Basic plots (one liners)

You can combine the interactive selector above with basic_plot, in a separate Jupyter notebook cell, to actually generate a plot of S21 vs frequency for the selected data sets:

dataexplorer.basic_plot(data_root, sel.value, "frequency", "S21", ylog=True)

That will already create a plot similar to the above manually created one, but to also add VNA power in the legend, you can add a preprocessor. In this example, the preprocessor adds VNA power as a virtual dimensions so that it can be used as a slowcoordinate for the plot:

def add_vdims(dd):
  dd.add_virtual_dimension('VNA power', units="dBm",
                            from_set=('instruments', 'vna',
                                      'parameters', 'power', 'value'))
  return dd

dataexplorer.basic_plot(data_root, sel.value,
                        "frequency", "S21",
                        slowcoordinate="VNA power",
                        ylog=True,
                        preprocessor=add_vdims)

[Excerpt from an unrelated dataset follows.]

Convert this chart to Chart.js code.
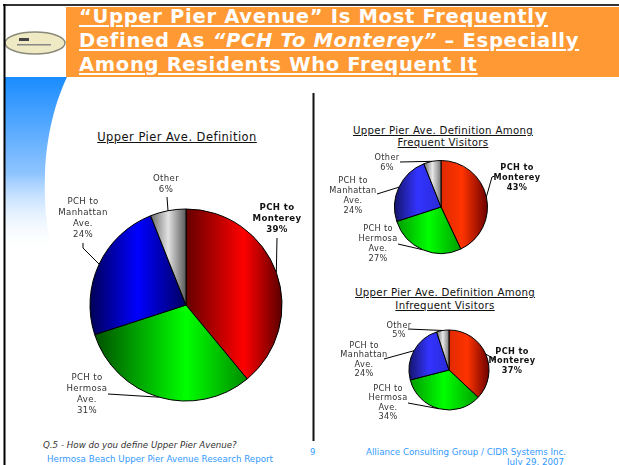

S21 vs frequency, produced with data explorer

Live plotting 

monitor_dir can be used to create the same plot as above. The difference is that we don’t manually select the data sets. Instead the plot will keep updating with new data, until you send an interrupt signal to the kernel:

# Plot data directories that were modified < 600 s ago,
# and include "power-sweep" in the directory name.
# The cell runs indefinitely, until an interrupt is sent to the Python kernel.
dataexplorer.monitor_dir(data_root, name_filter="power-sweep", age_filter=600,
                        x="frequency", y="S21", ylog=True,
                        slowcoordinate="VNA power",
                        preprocessor=add_vdims);

Note

By default, monitor_dir uses data_selector for choosing which data directories to plot, and basic_plot for plotting them. You can, however, override them by specifying custom selector and plotter arguments to monitor_dir, for easy creation of arbitrarily complex live plots. The custom functions just need to take the same arguments as data_selector and basic_plot do.